Branding encompasses a logo or colour palette as only one part of a much broader identity. It includes identity, website quality, packaging, stakeholder relationships, service standards, after-sales support, leadership visibility, and coherent messaging. Collectively, these elements determine how a firm is perceived. People typically recommend memorable experiences over individual purchases.

This perspective aligns naturally with the United Nations theme for MSME Day 2026, “Human-Centred Entrepreneurship in an AI-Driven Future: Economic Empowerment for the Next Generation of MSMEs.” Artificial intelligence can analyse user behaviour, personalise campaigns, automate routine processes, develop content, identify commercial opportunities, and simplify brand development. Entrepreneurs, however, remain responsible for strategic direction, organisational culture, values, innovation, partnerships, and long-term leadership. Algorithms may process information at remarkable speed, although strategic vision still belongs to people.

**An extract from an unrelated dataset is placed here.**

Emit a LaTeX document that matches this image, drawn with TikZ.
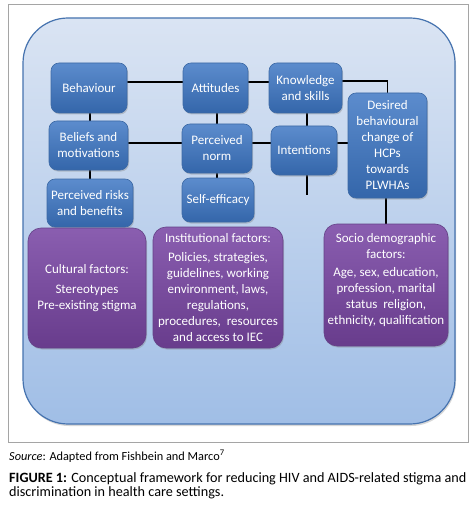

Ai has introduced another significant advantage. It has dramatically lowered the entry barrier for recognition. Creating professional advertising campaigns, films, catalogues, websites, or relations programmes once demanded substantial financial investment. Contemporary platforms provide smaller enterprises with access to modern creative tools, audience analytics, automation, and measurable campaign insights previously available mainly to larger organisations. The advantage, therefore, increasingly depends upon original thinking and the effective use of modern technology, reducing dependence on financial scale alone.

The future will favour those investing equally in engineering excellence and long-term credibility. Online presence, stakeholder relationships, sustainability, employer reputation, thought leadership, and community building are rapidly emerging as essential differentiators. Those welcoming this change early will enjoy a considerable strategic advantage, while product quality alone may gradually prove insufficient in increasingly crowded categories.

Progress depends upon exceptional offerings and genuine human understanding. Lasting influence belongs to those creating names people remember for the right reasons.

The next generation of MSMEs will be recognised as much for recall as the quality of what they create. Superior capabilities may secure the initial order, although enduring preference develops through reputation, lasting relationships, organisational character, and trust. Building a foundation for sustained growth is a significant milestone. Extending that success well beyond factory walls may ultimately distinguish tomorrow’s industry leaders.